Positive reinforcement, repetitive conditioning and operant conditioning are a few of the highly successful angles to good end results.
Clicker training is of practical help in horses, especially in teaching complicated tasks and sequences of movement. The trainer, handler or owner must know how to use a clicker to obtain the desired results – it is all about concentration, empathy and timing.
The clicker allows the trainer to work without food treats or stroking the animal. The way in which this is done is to make the clicker click every time the horse is fed or offered a treat.
In this case, the food is the primary positive reinforcer and the click is the positive secondary reinforcer. After a while the horse realises there are enormous benefits and expectations when a clicker is clicked.
This helps further to induce a searching behaviour, which is a great sensation in the horse, so instead of it obtaining a food reward each time it exhibits a certain acceptable positive behaviour, the animal gets to anticipate the reward without receiving it, which has its benefits.

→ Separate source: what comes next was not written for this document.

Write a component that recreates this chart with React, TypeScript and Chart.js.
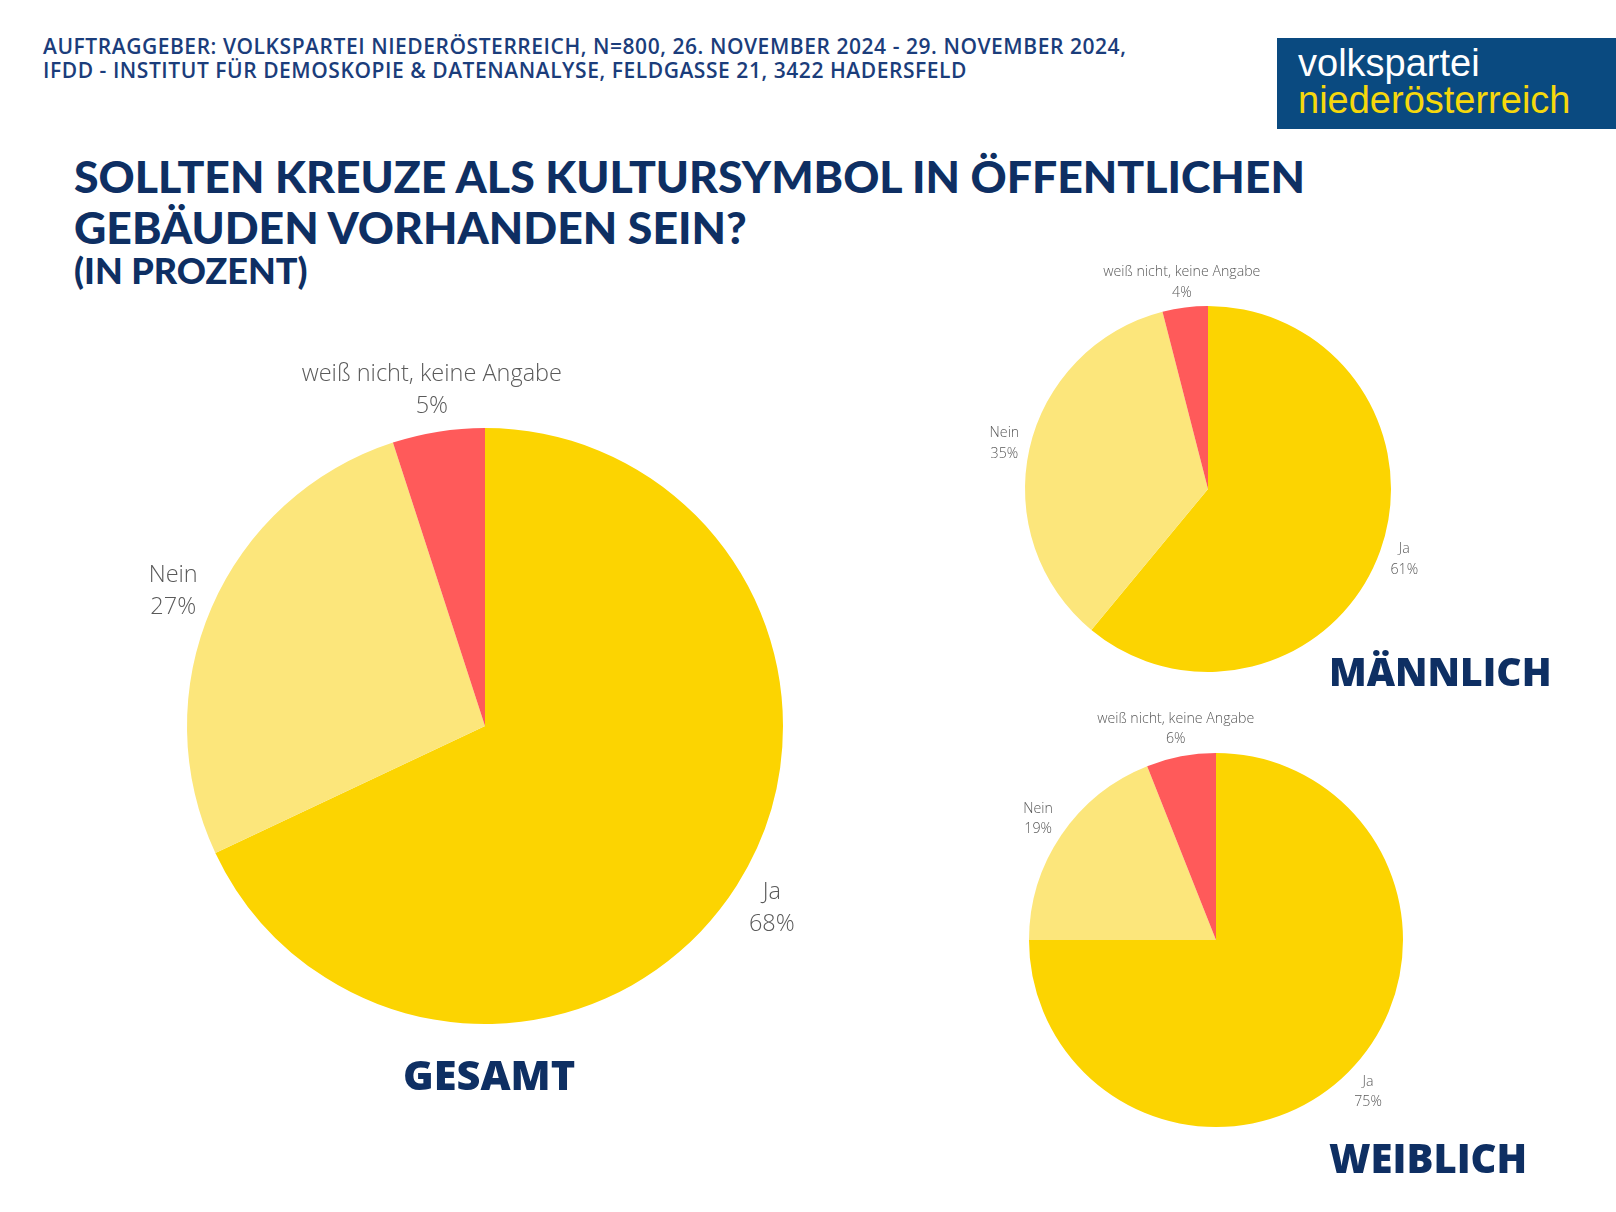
import React, { useEffect, useRef } from 'react';
import { Chart, registerables } from 'chart.js';

Chart.register(...registerables);

// ---- data ----
const categories = ['Ja', 'Nein', 'weiß nicht, keine Angabe'];
const gesamtValues = [68, 27, 5];
const maennlichValues = [61, 35, 4];
const weiblichValues = [75, 19, 6];
const sliceColors = ['#FCD401', '#FCE67B', '#FF5A5A'];

const headerLines = [
  'AUFTRAGGEBER: VOLKSPARTEI NIEDERÖSTERREICH, N=800, 26. NOVEMBER 2024 - 29. NOVEMBER 2024,',
  'IFDD - INSTITUT FÜR DEMOSKOPIE & DATENANALYSE, FELDGASSE 21, 3422 HADERSFELD',
];
const titleLines = ['SOLLTEN KREUZE ALS KULTURSYMBOL IN ÖFFENTLICHEN', 'GEBÄUDEN VORHANDEN SEIN?'];
const subtitle = '(IN PROZENT)';

const NAVY = '#0e2f63';

const outsideLabels = {
  id: 'outsideLabels',
  afterDatasetsDraw(chart: any, _args: any, opts: any) {
    const ctx = chart.ctx;
    const meta = chart.getDatasetMeta(0);
    const values = chart.data.datasets[0].data;
    const labels = chart.data.labels;
    ctx.save();
    ctx.font = `${opts.weight} ${opts.size}px "Open Sans"`;
    ctx.fillStyle = opts.color;
    ctx.textAlign = 'center';
    ctx.textBaseline = 'middle';
    meta.data.forEach((arc: any, i: number) => {
      const { x, y, startAngle, endAngle, outerRadius } = arc.getProps(
        ['x', 'y', 'startAngle', 'endAngle', 'outerRadius'],
        true
      );
      const mid = (startAngle + endAngle) / 2;
      const d = outerRadius * opts.factor;
      const cx = x + Math.cos(mid) * d;
      const cy = y + Math.sin(mid) * d;
      ctx.fillText(String(labels[i]), cx, cy - opts.lineHeight / 2);
      ctx.fillText(values[i] + '%', cx, cy + opts.lineHeight / 2);
    });
    ctx.restore();
  },
};

type PieProps = {
  values: number[];
  left: number;
  top: number;
  size: number;
  pad: number;
  fontSize: number;
  lineHeight: number;
  factor: number;
};

function Pie({ values, left, top, size, pad, fontSize, lineHeight, factor }: PieProps) {
  const ref = useRef<HTMLCanvasElement>(null);
  useEffect(() => {
    if (!ref.current) return;
    const chart = new Chart(ref.current, {
      type: 'pie',
      data: {
        labels: categories,
        datasets: [
          {
            data: values,
            backgroundColor: sliceColors,
            borderWidth: 0,
            hoverOffset: 0,
            offset: 0,
          } as any,
        ],
      },
      options: {
        responsive: false,
        animation: false,
        events: [],
        layout: { padding: pad },
        plugins: {
          legend: { display: false },
          tooltip: { enabled: false },
          outsideLabels: {
            size: fontSize,
            lineHeight,
            factor,
            color: '#5a5a5a',
            weight: 300,
          },
        } as any,
      },
      plugins: [outsideLabels],
    });
    return () => chart.destroy();
  }, []);
  return (
    <canvas
      ref={ref}
      width={size}
      height={size}
      style={{ position: 'absolute', left, top, width: size, height: size }}
    />
  );
}

function TextLine({ text, left, cy, size, weight, family, color, lh, ls }: any) {
  return (
    <div
      style={{
        position: 'absolute',
        left,
        top: cy - lh / 2,
        height: lh,
        lineHeight: lh + 'px',
        fontSize: size,
        fontWeight: weight,
        fontFamily: family,
        color,
        letterSpacing: ls || 0,
        whiteSpace: 'nowrap',
      }}
    >
      {text}
    </div>
  );
}

export default function App() {
  return (
    <div
      style={{
        position: 'absolute',
        left: 0,
        top: 0,
        width: 1616,
        height: 1212,
        overflow: 'hidden',
        background: '#ffffff',
      }}
    >
      {headerLines.map((t, i) => (
        <TextLine
          key={t}
          text={t}
          left={43}
          cy={46 + i * 24}
          size={21}
          weight={600}
          family='"Open Sans", sans-serif'
          color="#1b3d7b"
          lh={24}
          ls="0.55px"
        />
      ))}

      <div
        style={{
          position: 'absolute',
          left: 1277,
          top: 38,
          width: 339,
          height: 91,
          background: '#0a4a80',
        }}
      >
        <div
          style={{
            position: 'absolute',
            left: 21,
            top: 6,
            fontFamily: '"Liberation Sans", Arial, sans-serif',
            fontSize: 38,
            lineHeight: '38px',
            color: '#ffffff',
            whiteSpace: 'nowrap',
          }}
        >
          volkspartei
        </div>
        <div
          style={{
            position: 'absolute',
            left: 21,
            top: 43,
            fontFamily: '"Liberation Sans", Arial, sans-serif',
            fontSize: 38,
            lineHeight: '38px',
            color: '#f6d80c',
            whiteSpace: 'nowrap',
          }}
        >
          niederösterreich
        </div>
      </div>

      {titleLines.map((t, i) => (
        <TextLine
          key={t}
          text={t}
          left={74}
          cy={176 + i * 51}
          size={44.6}
          weight={900}
          family='Lato, sans-serif'
          color={NAVY}
          lh={50}
        />
      ))}
      <TextLine text={subtitle} left={74} cy={270} size={36} weight={900} family="Lato, sans-serif" color={NAVY} lh={42} />

      <Pie values={gesamtValues} left={57} top={298} size={856} pad={130} fontSize={23.5} lineHeight={32} factor={1.14} />
      <Pie values={maennlichValues} left={925} top={206} size={566} pad={100} fontSize={14.2} lineHeight={21} factor={1.14} />
      <Pie values={weiblichValues} left={929} top={653} size={574} pad={100} fontSize={14.2} lineHeight={20} factor={1.15} />

      <TextLine text="GESAMT" left={403} cy={1074} size={41.5} weight={800} family='"Open Sans", sans-serif' color={NAVY} lh={50} />
      <TextLine text="MÄNNLICH" left={1329} cy={671} size={39} weight={800} family='"Open Sans", sans-serif' color={NAVY} lh={50} />
      <TextLine text="WEIBLICH" left={1329} cy={1158} size={40} weight={800} family='"Open Sans", sans-serif' color={NAVY} lh={50} />
    </div>
  );
}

The success of the clicker then allows the primary reinforcer, the food reward, to fall away and its place is taken over by the gizmo.
Horses are more difficult to rid of fears due to their inherent high-fear character. Rearing and striking in an Arab horse is a habit which may be incurable, whereas being uncooperative with a farrier is usually reparable.

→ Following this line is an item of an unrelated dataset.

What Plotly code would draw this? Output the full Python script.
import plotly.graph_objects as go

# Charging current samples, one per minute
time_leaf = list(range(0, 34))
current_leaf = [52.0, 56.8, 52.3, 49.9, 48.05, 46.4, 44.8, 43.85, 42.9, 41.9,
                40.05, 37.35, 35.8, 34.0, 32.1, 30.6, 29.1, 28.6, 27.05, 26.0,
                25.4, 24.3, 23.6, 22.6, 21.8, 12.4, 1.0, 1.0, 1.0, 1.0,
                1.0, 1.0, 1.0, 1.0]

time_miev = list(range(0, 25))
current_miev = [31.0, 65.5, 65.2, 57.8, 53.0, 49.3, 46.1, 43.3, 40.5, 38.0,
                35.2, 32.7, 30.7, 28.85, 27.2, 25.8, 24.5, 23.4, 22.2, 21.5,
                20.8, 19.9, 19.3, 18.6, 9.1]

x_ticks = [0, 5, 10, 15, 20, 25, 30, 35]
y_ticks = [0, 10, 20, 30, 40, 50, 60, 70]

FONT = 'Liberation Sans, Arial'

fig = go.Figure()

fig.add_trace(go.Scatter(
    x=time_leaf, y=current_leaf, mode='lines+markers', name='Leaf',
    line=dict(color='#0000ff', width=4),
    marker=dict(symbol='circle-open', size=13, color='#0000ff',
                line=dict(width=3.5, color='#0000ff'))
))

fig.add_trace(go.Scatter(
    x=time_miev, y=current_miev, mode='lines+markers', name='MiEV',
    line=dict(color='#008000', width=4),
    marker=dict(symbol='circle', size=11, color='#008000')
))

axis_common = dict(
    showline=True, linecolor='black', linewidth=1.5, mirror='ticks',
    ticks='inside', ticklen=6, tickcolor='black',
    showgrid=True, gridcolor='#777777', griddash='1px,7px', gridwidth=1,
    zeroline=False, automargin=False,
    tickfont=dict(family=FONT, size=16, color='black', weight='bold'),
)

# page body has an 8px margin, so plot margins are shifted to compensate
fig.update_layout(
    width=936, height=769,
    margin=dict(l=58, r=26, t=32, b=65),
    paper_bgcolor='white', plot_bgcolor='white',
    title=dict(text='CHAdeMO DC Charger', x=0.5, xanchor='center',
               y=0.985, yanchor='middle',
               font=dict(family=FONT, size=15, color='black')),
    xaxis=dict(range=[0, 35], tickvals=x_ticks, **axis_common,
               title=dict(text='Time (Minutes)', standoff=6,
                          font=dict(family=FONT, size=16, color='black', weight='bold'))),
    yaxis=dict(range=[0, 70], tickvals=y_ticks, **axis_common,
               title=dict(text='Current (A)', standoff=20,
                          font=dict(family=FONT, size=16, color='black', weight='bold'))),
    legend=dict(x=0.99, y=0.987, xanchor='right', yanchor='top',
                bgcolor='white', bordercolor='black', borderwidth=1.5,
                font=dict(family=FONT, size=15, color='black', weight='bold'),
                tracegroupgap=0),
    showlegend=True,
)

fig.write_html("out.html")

Rage can occur with frustrated horses in tedious situations such as circling in a round pen for hours on end, confinement to a box stall, insufficient exercise, being housed alone, etc.
Horses have powerful social requirements and companionship is high on the agenda. They instinctively need to interact with other horses especially for grooming purposes – this interequine natural activity helps reduce stress by dropping their blood pressure and increases their bond.
Horses raised and accommodated in social groups are much easier to train and much more reliable to ride. Expert horse trainers understand the horses’ emotions, instinctive natural behaviour patterns and the principles of behaviour training.
Horse riding is a hazardous sport with a high percentage of injuries in all types of events and a bad-temperament animal is not readily adopted as a pet because it is expensive to maintain, cannot be ridden and may be too fearful for any owner to obtain any pleasure.
The tragedy of owning any animal with an unacceptable temperament is that the longevity of the horse is going to be drastically curtailed and about 70% of such animals do not live longer than two to seven years.
For any person to understand their horse and obtain the optimum potential they, themselves, must have suitable sensory perceptions of body language, attitude, voice, touch, smell and so on.
A horse owner has to have a feel for their particular horse by understanding and predicting its emotions within seconds of reading certain signals, which genuine horsemen regard as true unity.
If everyone could socialise, train and handle horses with a “gift”, a lot fewer horses would be euthanised. One cannot teach the human-horse bond – it has to be in your character to even learn the basics.
It is even more difficult in this modern age where people have mostly lost contact with reality and far fewer people live with animals on smallholdings or on farms.